**Written task**. Identify the lines holding "this" and copy them.

-------

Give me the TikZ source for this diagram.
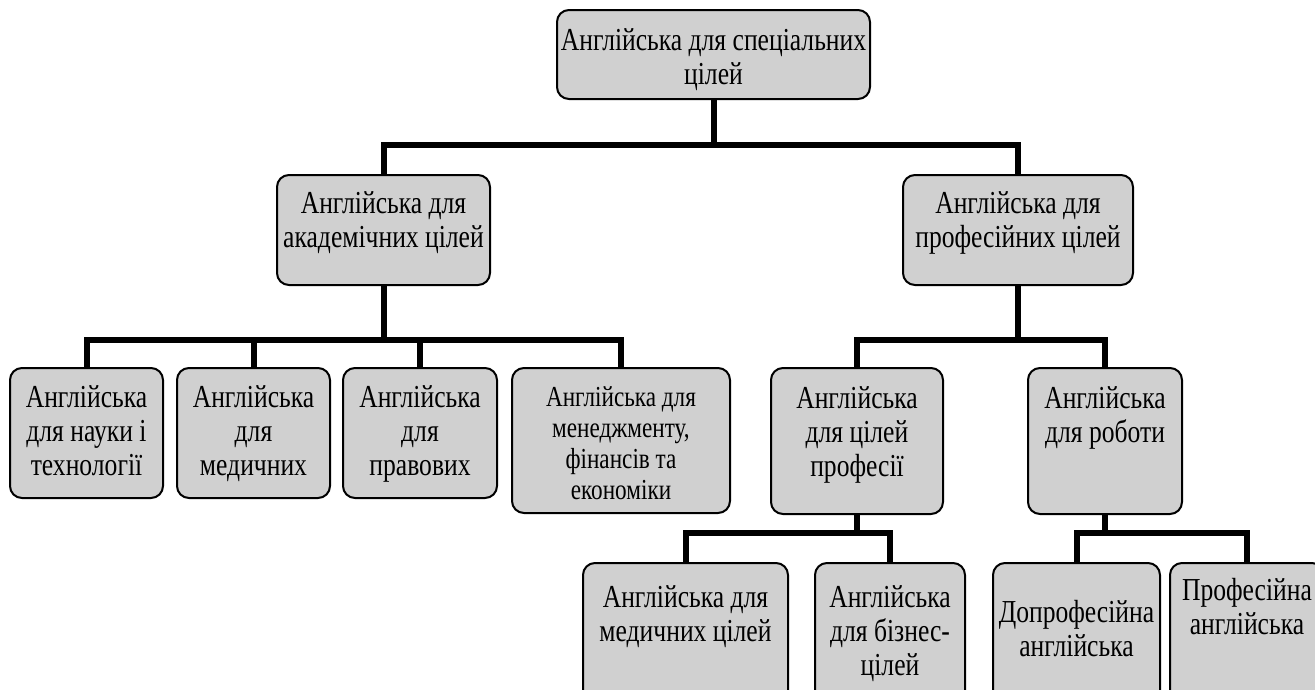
\documentclass[tikz,border=0pt]{standalone}
\usepackage{fontspec}
\setmainfont{Liberation Serif}[FakeStretch=0.8]
\definecolor{boxgray}{RGB}{208,208,208}
\newcommand{\bt}[5]{\parbox[c][#2][t]{#1}{\vspace*{#3}\centering\rule{0pt}{#4}#5}}
\tikzset{
  box/.style={draw=black, line width=2pt, fill=boxgray, rounded corners=12pt, inner sep=0pt,
    font=\fontsize{32}{34}\selectfont},
  smallbox/.style={box, font=\fontsize{29}{31}\selectfont},
  conn/.style={draw=black, line width=6pt, line join=miter}
}
\begin{document}
\begin{tikzpicture}[x=1pt,y=-1pt]
\useasboundingbox (0,0) rectangle (1315,689);
\clip (0,0) rectangle (1315,689);
% nodes
\node[box] (root) at (713.5,54.5) {\bt{313pt}{89pt}{16pt}{24pt}{Англійська для спеціальних\\ цілей}};
\node[box] (acad) at (383.5,230) {\bt{213pt}{110pt}{14pt}{24pt}{Англійська для\\ академічних цілей}};
\node[box] (prof) at (1018,230) {\bt{230pt}{110pt}{14pt}{24pt}{Англійська для\\ професійних цілей}};
\node[box] (b1) at (86.5,433) {\bt{153pt}{130pt}{15pt}{24pt}{Англійська\\ для науки і\\ технології}};
\node[box] (b2) at (253.5,433) {\bt{153pt}{130pt}{15pt}{24pt}{Англійська\\ для\\ медичних}};
\node[box] (b3) at (420,433) {\bt{154pt}{130pt}{15pt}{24pt}{Англійська\\ для\\ правових}};
\node[smallbox] (b4) at (621,440.5) {\bt{218pt}{145pt}{16pt}{22pt}{Англійська для\\ менеджменту,\\ фінансів та\\ економіки}};
\node[box] (c1) at (857,441) {\bt{172pt}{146pt}{16pt}{24pt}{Англійська\\ для цілей\\ професії}};
\node[box] (c2) at (1105,441) {\bt{154pt}{146pt}{16pt}{24pt}{Англійська\\ для роботи}};
\node[box] (d1) at (685.5,641.5) {\bt{205pt}{157pt}{20pt}{24pt}{Англійська для\\ медичних цілей}};
\node[box] (d2) at (890,641.5) {\bt{150pt}{157pt}{20pt}{24pt}{Англійська\\ для бізнес-\\ цілей}};
\node[box] (d3) at (1076.5,641.5) {\bt{167pt}{157pt}{35pt}{24pt}{Допрофесійна\\ англійська}};
\node[box] (d4) at (1247,641.5) {\bt{154pt}{157pt}{13pt}{24pt}{Професійна\\ англійська}};
% junctions
\coordinate (j1) at (713.5,145);
\coordinate (j2) at (383.5,340);
\coordinate (j3) at (1018,340);
\coordinate (j4) at (857,533);
\coordinate (j5) at (1105,533);
% connectors
\draw[conn] (root.south) -- (j1);
\draw[conn] (acad.north) -- (acad.north |- j1) -- (prof.north |- j1) -- (prof.north);
\draw[conn] (acad.south) -- (j2);
\draw[conn] (b1.north) -- (b1.north |- j2) -- (b4.north |- j2) -- (b4.north);
\draw[conn] (b2.north) -- (b2.north |- j2);
\draw[conn] (b3.north) -- (b3.north |- j2);
\draw[conn] (prof.south) -- (j3);
\draw[conn] (c1.north) -- (c1.north |- j3) -- (c2.north |- j3) -- (c2.north);
\draw[conn] (c1.south) -- (j4);
\draw[conn] (d1.north) -- (d1.north |- j4) -- (d2.north |- j4) -- (d2.north);
\draw[conn] (c2.south) -- (j5);
\draw[conn] (d3.north) -- (d3.north |- j5) -- (d4.north |- j5) -- (d4.north);
\end{tikzpicture}
\end{document}
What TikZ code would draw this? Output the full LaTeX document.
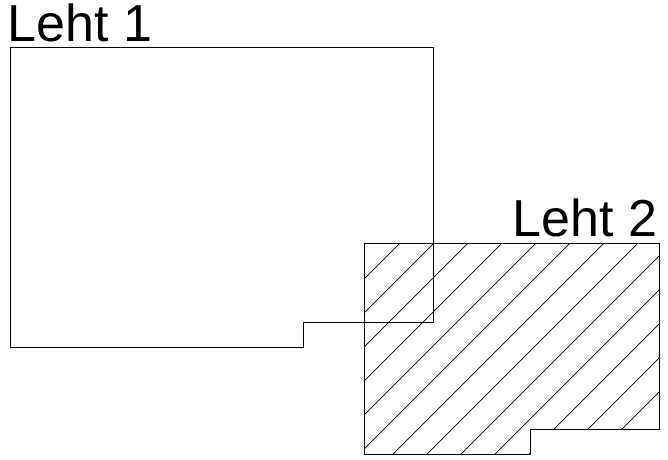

-------

**Solution**.
Give me the TikZ source for this diagram.
What TikZ code would draw this? Output the full LaTeX document.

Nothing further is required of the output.